Имевшие место попытки Кремля выстроить «исламскую вертикаль» уступили место пониманию того, что сегодня ислам в России в организационном плане полицентричен и не может иметь одного лидера. В свою очередь, понизился накал противостояния между отдельными исламскими центрами, что позитивно сказывается на состоянии дел в мусульманском сообществе.
11. Ислам остается фактором внешней политики России. При этом на мусульманском направлении вряд ли эту политику можно признать успешной: она лишена должного профессионализма, и я бы назвал ее постсоветской самодеятельностью. Поневоле вспомнишь безвременно ушедшего из жизни замминистра иностранных дел, блестящего арабиста Виктора Посувалюка. Но сейчас речь не об этом.
Речь – о задействованности в международной политике российских мусульман. Их присутствие в этой сфере, хотя и не видится слишком очевидным и, так сказать, весомым, зато по-своему эффективно. Оно носит по большей части неофициальный характер. Их встречи, контакты с мусульманскими политиками способствуют взаимопониманию Москвы и исламских столиц. В 2005 году на 32-й сессии глав МИДов Организации Исламская Конференция Сергей Лавров упомянул о роли «татар и мусульманского духовенства в налаживании контактов с ОИК». В самом деле, мусульманские муфтии обрели свое место во внешней стратегии России.
В приведенном высказывании Сергея Лаврова упомянуты только татары. Возможно, это оговорка. Возможно, и намек на то, что некоторые кавказские мусульмане порою создают для России ненужные проблемы. Они, например, возникли в 2008–2009 годах, когда в разных странах таинственным образом были убиты противники президента Чечни Рамзана Кадырова. В уничтожении в Катаре Сулима Ямадаева был обвинен приближенный Рамзана, его родственник, по совместительству депутат Государственной Думы Адам Делимханов. После этого убийства проблемы в мусульманском мире возникли и у самого Рамзана Кадырова, который прилагает усилия по развитию прямых контактов между его республикой и мусульманским зарубежьем.
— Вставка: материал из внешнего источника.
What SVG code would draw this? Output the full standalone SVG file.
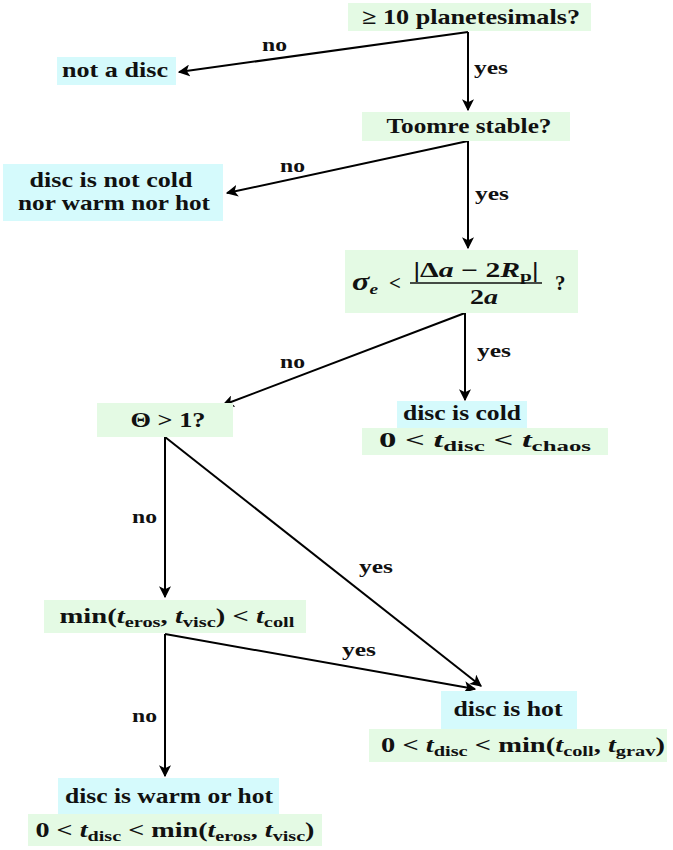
<svg xmlns="http://www.w3.org/2000/svg" width="673" height="850" viewBox="0 0 673 850">
  <style>
    .g { fill: #e4fae4; }
    .c { fill: #d5fafc; }
    text { font-family: "Liberation Serif", "DejaVu Serif", serif; font-weight: bold; fill: #111; }
    .t { font-size: 21px; }
    .lbl { font-size: 18px; }
    .i { font-style: italic; }
    .sub { font-size: 15px; }
    .edge { stroke: #000; stroke-width: 2; fill: none; marker-end: url(#arr); }
  </style>
  <defs>
    <marker id="arr" viewBox="0 0 10 10" refX="9" refY="5" markerWidth="6" markerHeight="6" orient="auto" markerUnits="strokeWidth">
      <path d="M0,0 L10,5 L0,10 L2.5,5 z" fill="#000"/>
    </marker>
  </defs>
  <rect width="673" height="850" fill="#fff"/>

  <!-- connectors -->
  <g id="connectors">
    <path class="edge" d="M468,32 L179,72"/>
    <path class="edge" d="M468,32 L468,110"/>
    <path class="edge" d="M468,141 L227,193"/>
    <path class="edge" d="M468,141 L468,248"/>
    <path class="edge" d="M465,313 L223,405"/>
    <path class="edge" d="M465,313 L465,400"/>
    <path class="edge" d="M165,437 L165,597"/>
    <path class="edge" d="M165,437 L481,686"/>
    <path class="edge" d="M165,634 L475,689"/>
    <path class="edge" d="M165,634 L165,776"/>
    <text class="lbl" x="262" y="51" textLength="25" lengthAdjust="spacingAndGlyphs">no</text>
    <text class="lbl" x="474" y="74" textLength="34" lengthAdjust="spacingAndGlyphs">yes</text>
    <text class="lbl" x="280" y="172" textLength="25" lengthAdjust="spacingAndGlyphs">no</text>
    <text class="lbl" x="475" y="200" textLength="34" lengthAdjust="spacingAndGlyphs">yes</text>
    <text class="lbl" x="280" y="368" textLength="25" lengthAdjust="spacingAndGlyphs">no</text>
    <text class="lbl" x="477" y="357" textLength="34" lengthAdjust="spacingAndGlyphs">yes</text>
    <text class="lbl" x="132" y="523" textLength="25" lengthAdjust="spacingAndGlyphs">no</text>
    <text class="lbl" x="359" y="573" textLength="34" lengthAdjust="spacingAndGlyphs">yes</text>
    <text class="lbl" x="342" y="656" textLength="34" lengthAdjust="spacingAndGlyphs">yes</text>
    <text class="lbl" x="132" y="722" textLength="25" lengthAdjust="spacingAndGlyphs">no</text>
  </g>

  <!-- decision: number of planetesimals -->
  <g id="n-planetesimals">
    <rect class="g" x="348" y="3" width="243" height="28"/>
    <text class="t" x="471" y="24" text-anchor="middle" textLength="218" lengthAdjust="spacingAndGlyphs">≥ 10 planetesimals?</text>
  </g>

  <g id="not-disc">
    <rect class="c" x="57" y="57" width="119" height="28"/>
    <text class="t" x="115" y="77" text-anchor="middle" textLength="106" lengthAdjust="spacingAndGlyphs">not a disc</text>
  </g>

  <g id="toomre">
    <rect class="g" x="362" y="112" width="208" height="29"/>
    <text class="t" x="469" y="133" text-anchor="middle" textLength="165" lengthAdjust="spacingAndGlyphs">Toomre stable?</text>
  </g>

  <g id="not-cold-warm-hot">
    <rect class="c" x="3" y="164" width="220" height="57"/>
    <text class="t" x="111" y="187" text-anchor="middle" textLength="163" lengthAdjust="spacingAndGlyphs">disc is not cold</text>
    <text class="t" x="114" y="210" text-anchor="middle" textLength="192" lengthAdjust="spacingAndGlyphs">nor warm nor hot</text>
  </g>

  <!-- decision: eccentricity dispersion vs. separation -->
  <g id="sigma-test">
    <rect class="g" x="345" y="250" width="233" height="63"/>
    <text class="t" x="352" y="290" textLength="26" lengthAdjust="spacingAndGlyphs"><tspan class="i" font-size="25">σ</tspan><tspan class="sub i" dy="4">e</tspan></text>
    <text class="t" x="389" y="290">&lt;</text>
    <text class="t" x="476" y="277" text-anchor="middle" textLength="125" lengthAdjust="spacingAndGlyphs">|Δ<tspan class="i">a</tspan> − 2<tspan class="i">R</tspan><tspan class="sub" dy="4">p</tspan><tspan dy="-4">|</tspan></text>
    <line x1="410" y1="283" x2="542" y2="283" stroke="#111" stroke-width="1.5"/>
    <text class="t" x="484" y="304" text-anchor="middle" textLength="28" lengthAdjust="spacingAndGlyphs">2<tspan class="i">a</tspan></text>
    <text class="t" x="555" y="290">?</text>
  </g>

  <g id="theta">
    <rect class="g" x="97" y="403" width="136" height="34"/>
    <text class="t" x="168" y="427" text-anchor="middle" textLength="75" lengthAdjust="spacingAndGlyphs">Θ &gt; 1?</text>
  </g>

  <g id="cold">
    <rect class="c" x="397" y="401" width="130" height="27"/>
    <text class="t" x="462" y="420" text-anchor="middle" textLength="118" lengthAdjust="spacingAndGlyphs">disc is cold</text>
    <rect class="g" x="362" y="428" width="246" height="27"/>
    <text class="t" x="485" y="447" text-anchor="middle" textLength="212" lengthAdjust="spacingAndGlyphs">0 &lt; <tspan class="i">t</tspan><tspan class="sub" dy="4">disc</tspan><tspan dy="-4"> &lt; </tspan><tspan class="i">t</tspan><tspan class="sub" dy="4">chaos</tspan></text>
  </g>

  <!-- decision: erosion / viscous timescale vs. collision timescale -->
  <g id="timescales">
    <rect class="g" x="44" y="600" width="262" height="33"/>
    <text class="t" x="177" y="623" text-anchor="middle" textLength="235" lengthAdjust="spacingAndGlyphs">min(<tspan class="i">t</tspan><tspan class="sub" dy="4">eros</tspan><tspan dy="-4">, </tspan><tspan class="i">t</tspan><tspan class="sub" dy="4">visc</tspan><tspan dy="-4">) &lt; </tspan><tspan class="i">t</tspan><tspan class="sub" dy="4">coll</tspan></text>
  </g>

  <g id="hot">
    <rect class="c" x="441" y="691" width="136" height="38"/>
    <text class="t" x="508" y="716" text-anchor="middle" textLength="109" lengthAdjust="spacingAndGlyphs">disc is hot</text>
    <rect class="g" x="369" y="729" width="298" height="33"/>
    <text class="t" x="523" y="752" text-anchor="middle" textLength="284" lengthAdjust="spacingAndGlyphs">0 &lt; <tspan class="i">t</tspan><tspan class="sub" dy="4">disc</tspan><tspan dy="-4"> &lt; min(</tspan><tspan class="i">t</tspan><tspan class="sub" dy="4">coll</tspan><tspan dy="-4">, </tspan><tspan class="i">t</tspan><tspan class="sub" dy="4">grav</tspan><tspan dy="-4">)</tspan></text>
  </g>

  <g id="warm-or-hot">
    <rect class="c" x="58" y="778" width="221" height="36"/>
    <text class="t" x="169" y="803" text-anchor="middle" textLength="208" lengthAdjust="spacingAndGlyphs">disc is warm or hot</text>
    <rect class="g" x="28" y="814" width="294" height="32"/>
    <text class="t" x="175" y="837" text-anchor="middle" textLength="279" lengthAdjust="spacingAndGlyphs">0 &lt; <tspan class="i">t</tspan><tspan class="sub" dy="4">disc</tspan><tspan dy="-4"> &lt; min(</tspan><tspan class="i">t</tspan><tspan class="sub" dy="4">eros</tspan><tspan dy="-4">, </tspan><tspan class="i">t</tspan><tspan class="sub" dy="4">visc</tspan><tspan dy="-4">)</tspan></text>
  </g>
</svg>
Впрочем, среди мусульманских политиков России не он один это делает. Практически все главы «мусульманских субъектов» РФ стремятся дружить с единоверцами помимо федерального Центра, выставляя себя не только как часть Федерации, но и как полноценных членов мусульманского мира. Некоторым, например Татарстану, позиционирующему себя как уникальный северный форпост ислама, на этой стезе удалось добиться успехов. Можно предположить, что в условиях кризиса, когда регионы скорее всего станут более самостоятельными, эта тенденция получит дополнительный импульс.
* * *
Тезисы как жанр не предполагают выводов. Но напоследок хотелось бы отметить, что ислам, или, как говаривали в недавнюю старину, «исламский фактор» представляет собой комплекс самых разных религиозных и светских проблем. Этот комплекс находится под постоянным воздействием внутренних и внешних обстоятельств. Разобраться в нем непросто, как непросто сберечь стабильность межконфессиональных отношений.